You know those moments in your life where you get this feeling that this is a moment you will remember forever? It’s just for a split second but something in your brain clicks and you know. It could have been the day you saw your wife coming down the isle, the moment you first got to hold your baby girl, that last second before you win the state championship, or the day you graduated college. They could even be small events like driving down the parkway listening to music and screaming at the top of your lungs, cooking AWFUL fettuccine alfredo pasta with your friends for an English class assignment and trashing your kitchen, spending time with a loved one, or tubbing at the lake. It’s what we like to call an infinity moment.

We call them infinity moments after the book and movie Perks Of Being A Wallflower. A movie and book most of my squad has watched or read several times on the race. The scene is Charlie driving through a tunnel with his new friends Sam and Patrick, the song heroes is playing and he says “I feel infinite.” Its like that sole moment could continue going on for the rest of your life and you wouldn’t mind it. It’s just perfect. It fills you up and gives you so much peace and joy.

I had one of those moments in that mud field. Playing soccer in barely visible rain in Lilongwe. It was perfect.

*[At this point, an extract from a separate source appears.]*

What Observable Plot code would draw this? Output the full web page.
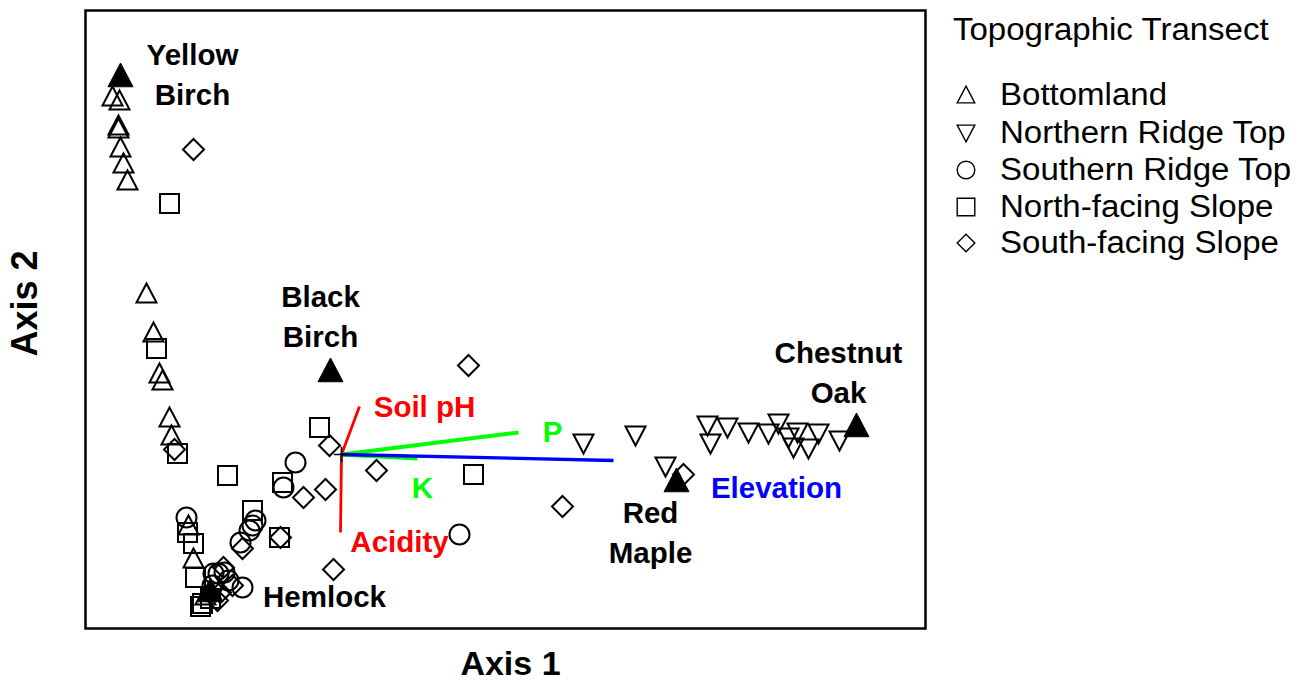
<!DOCTYPE html>
<html>
<head>
<meta charset="utf-8">
<script src="https://cdn.jsdelivr.net/npm/d3@7"></script>
<script src="https://cdn.jsdelivr.net/npm/@observablehq/plot@0.6"></script>
<style>
  body { margin: 0; background: #fff; }
  #wrap { position: relative; width: 1306px; height: 683px; font-family: "Liberation Sans", Arial, sans-serif; background: #fff; }
  #chart { position: absolute; left: 0; top: 0; }
  .lg { position: absolute; font-size: 31px; line-height: 36px; color: #000; white-space: nowrap; transform: scaleX(1.065); transform-origin: left center; }
  .lgsym { position: absolute; }
</style>
</head>
<body>
<div id="wrap"><div id="chart"></div><div id="legend"></div></div>
<script>
// ---------------- DATA (ordination scores, arbitrary units) ----------------
const legendTitle = "Topographic Transect";
const groups = ["Bottomland", "Northern Ridge Top", "Southern Ridge Top", "North-facing Slope", "South-facing Slope"];

const bottomlandX = [27, 34, 33, 33, 35, 38, 42, 61, 68, 74, 77, 84, 86, 103, 108, 120];
const bottomlandY = [532, 528, 503, 500, 481, 465, 448, 335, 296, 255, 248, 211, 193, 103, 70, 33];

const northRidgeX = [498, 550, 580, 622, 625, 642, 663, 683, 693, 712, 708, 723, 733, 754, 703];
const northRidgeY = [185, 193, 162, 203, 185, 201, 196, 195, 205, 196, 181, 180, 195, 188, 191];

const southRidgeX = [210, 198, 170, 167, 164, 155, 101, 157, 374, 128, 133, 139, 127, 143];
const southRidgeY = [166, 141, 108, 103, 98, 86, 111, 41, 94, 55, 55, 56, 43, 48];

const northSlopeX = [84, 71, 92, 234, 142, 197, 167, 194, 388, 102, 108, 110, 117, 115, 125];
const northSlopeY = [425, 280, 175, 201, 153, 146, 118, 91, 154, 96, 85, 51, 25, 22, 30];

const southSlopeX = [108, 89, 244, 291, 383, 218, 240, 157, 195, 248, 477, 598, 138, 132, 135, 147];
const southSlopeY = [479, 179, 183, 158, 263, 131, 139, 80, 91, 59, 122, 154, 61, 28, 36, 43];

// species scores (filled triangles) and their label anchors
const speciesNames = ["Yellow\nBirch", "Black\nBirch", "Chestnut\nOak", "Red\nMaple", "Hemlock"];
const speciesX = [35, 245, 771, 591, 125];
const speciesY = [553, 258, 203, 148, 38];
const speciesLabelX = [107, 235, 753, 565, 239];
const speciesLabelY = [553, 311, 255, 95, 31];

// environmental vectors (biplot)
const originX = 256, originY = 174;
const vectorNames = ["Soil pH", "Acidity", "P", "K", "Elevation"];
const vectorX = [274, 255, 433, 332, 528];
const vectorY = [222, 96, 196, 170, 168];
const vectorLabelX = [339, 314, 467, 337, 691];
const vectorLabelY = [221, 86, 196, 140, 140];

// ---------------- STYLE ----------------
const vectorColor = {"Soil pH": "#ff0000", "Acidity": "#ff0000", "P": "#00ff00", "K": "#00ff00", "Elevation": "#0000ff"};
const vectorWidth = {"Soil pH": 2.8, "Acidity": 2.8, "P": 4, "K": 4, "Elevation": 3.3};
const FONT = "Liberation Sans, Arial, Helvetica, sans-serif";

const rOf = size => Math.sqrt(size / Math.PI);
const triUp = {draw(c, s) { const r = rOf(s); c.moveTo(0, -r); c.lineTo(r, 0.9 * r); c.lineTo(-r, 0.9 * r); c.closePath(); }};
const triDown = {draw(c, s) { const r = rOf(s); c.moveTo(0, r); c.lineTo(r, -0.9 * r); c.lineTo(-r, -0.9 * r); c.closePath(); }};
const circ = {draw(c, s) { const r = rOf(s); c.moveTo(r, 0); c.arc(0, 0, r, 0, 2 * Math.PI); c.closePath(); }};
const sq = {draw(c, s) { const r = rOf(s); c.rect(-r, -r, 2 * r, 2 * r); }};
const dia = {draw(c, s) { const r = rOf(s); c.moveTo(0, -r); c.lineTo(r, 0); c.lineTo(0, r); c.lineTo(-r, 0); c.closePath(); }};
const groupSymbols = [triUp, triDown, circ, sq, dia];
const groupRadius = [10, 10, 10, 9.5, 10.5];

const series = [
  [bottomlandX, bottomlandY],
  [northRidgeX, northRidgeY],
  [southRidgeX, southRidgeY],
  [northSlopeX, northSlopeY],
  [southSlopeX, southSlopeY]
];

const pointMarks = series.map(([xs, ys], g) =>
  Plot.dot(d3.range(xs.length), {
    x: i => xs[i], y: i => ys[i],
    symbol: groupSymbols[g], r: groupRadius[g],
    stroke: "black", strokeWidth: 2, fill: "none"
  })
);

const chart = Plot.plot({
  width: 940, height: 683,
  marginLeft: 85, marginRight: 15, marginTop: 10, marginBottom: 55,
  x: {domain: [0, 840], axis: null},
  y: {domain: [0, 618], axis: null},
  color: {type: "identity"},
  style: {fontFamily: FONT, background: "white", overflow: "visible"},
  marks: [
    ...pointMarks,
    // species (filled triangles)
    Plot.dot(speciesNames, {x: (d, i) => speciesX[i], y: (d, i) => speciesY[i], symbol: triUp, r: 12.5, fill: "black", stroke: "black", strokeWidth: 1}),
    // environmental vectors
    Plot.link(vectorNames, {
      x1: () => originX, y1: () => originY,
      x2: (d, i) => vectorX[i], y2: (d, i) => vectorY[i],
      stroke: d => vectorColor[d], strokeWidth: d => vectorWidth[d]
    }),
    Plot.dot([0], {x: () => originX, y: () => originY, symbol: "plus", r: 5, stroke: "black", strokeWidth: 1.6}),
    Plot.text(vectorNames, {
      x: (d, i) => vectorLabelX[i], y: (d, i) => vectorLabelY[i], text: d => d,
      fill: d => vectorColor[d], fontSize: 29.5, fontWeight: "bold", dy: 0.5
    }),
    Plot.text(speciesNames, {
      x: (d, i) => speciesLabelX[i], y: (d, i) => speciesLabelY[i], text: d => d,
      fill: "black", fontSize: 29.5, fontWeight: "bold", lineHeight: 1.36, dy: -3
    }),
    Plot.frame({stroke: "black", strokeWidth: 2.5}),
    Plot.text(["Axis 1"], {frameAnchor: "bottom", textAnchor: "middle", lineAnchor: "middle", dx: 5, dy: 36, text: d => d, fontSize: 34, fontWeight: "bold", fill: "black"}),
    Plot.text(["Axis 2"], {frameAnchor: "left", textAnchor: "middle", lineAnchor: "middle", dx: -60, dy: -16, rotate: -90, text: d => d, fontSize: 36, fontWeight: "bold", fill: "black"})
  ]
});
document.getElementById("chart").appendChild(chart);

// ---------------- LEGEND ----------------
const legend = document.getElementById("legend");
const title = document.createElement("div");
title.className = "lg";
title.style.left = "953px";
title.style.top = "12px";
title.textContent = legendTitle;
legend.appendChild(title);

const itemTops = [77, 115, 152, 189, 225];
groups.forEach((g, i) => {
  const t = document.createElement("div");
  t.className = "lg";
  t.style.left = "1000px";
  t.style.top = itemTops[i] + "px";
  t.textContent = g;
  legend.appendChild(t);
  const p = d3.path();
  groupSymbols[i].draw(p, Math.PI * 8.8 * 8.8);
  const s = d3.create("svg").attr("class", "lgsym").attr("width", 24).attr("height", 24)
    .style("left", (966 - 12) + "px").style("top", (itemTops[i] + 18 - 12) + "px");
  s.append("path").attr("transform", "translate(12,12)").attr("d", p.toString())
    .attr("fill", "none").attr("stroke", "black").attr("stroke-width", 1.4);
  legend.appendChild(s.node());
});
</script>
</body>
</html>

The week before we had gone to soccer the players weren’t crazy about us, they liked us, they were just kinda putting up with us and our inability to play soccer. But the day we stayed with them and played in the rain was a breakthrough with the players. We were giving high fives and hugging. We were making up handshakes and cheering each other on. We had made a relationship with these guys and it was so sweet we didn’t want to leave.

When it was finally time to leave we were so sad and went to hung all the players. It was such a sweet moment with my team and with all the guys. There have been a few moments in my life like this, I have even had another on the race. But every time it clicks and I know I’m filled with this joy and the only thing I can think is…

“I feel infinite.”
-Stephen Chbosky Perks of Being a Wallflower.